Israeli police charging the funeral of Palestinian journalist Shireen Abu Akleh is “reminiscent” of violence during apartheid South Africa, the foundation of late Archbishop Desmond Tutu said Saturday.
“The scenes of members of the Israeli security forces attacking pallbearers at the funeral in Jerusalem of slain journalist Shireen Abu Akleh yesterday were chillingly reminiscent of the brutality meted out to mourners at the funerals of anti-apartheid activists in South Africa during our struggle for freedom,” Mamphela Ramphele, director of the Desmond Tutu Foundation, said in a statement.
“As Archbishop Tutu taught us, the perpetrators of violence and human rights violations might think they are advancing their goals, but are in fact undermining their own humanity and integrity,” she said.
Ramphele added that members of the Israeli security forces were “evidently responsible” for Abu Akleh being shot in the head on Wednesday as she covered news in the Israeli-occupied West Bank.
“To further inflame the situation by attacking her funeral cortege is like seeking to extinguish righteous flames with a can of petrol,” she said.
Other South Africans also joined an international outcry after Israeli security forces attacked the pallbearers on Friday.

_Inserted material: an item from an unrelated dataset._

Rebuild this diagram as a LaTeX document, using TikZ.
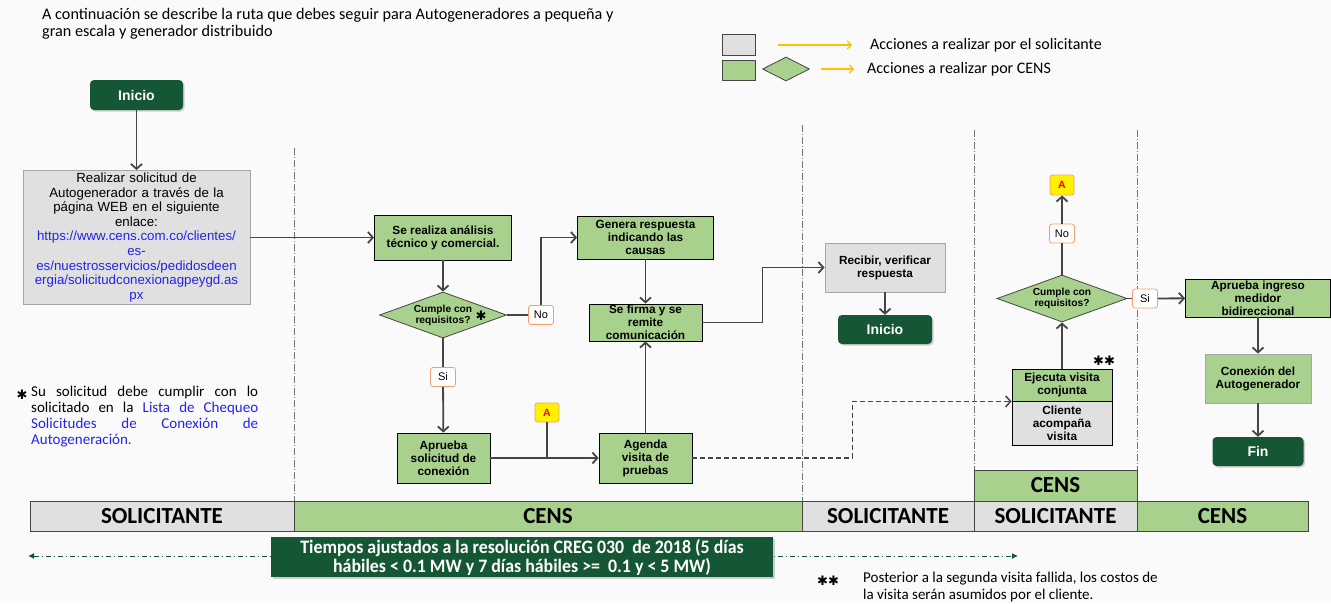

Political analyst Eusebius McKaiser on Twitter said the violence was all too familiar.
“South Africans have such memory. Apartheid police also liked attacking us at our funerals after murdering us,” he wrote.
Human Rights Watch has accused Israel of committing crimes of apartheid against Palestinians in Gaza, the occupied West Bank and inside Israel.
Israel firmly rejects those allegations and accuses the group of bias.
Nobel Peace Prize winner Tutu died late last year after a lifetime battling injustice, during which he called for Palestinian statehood.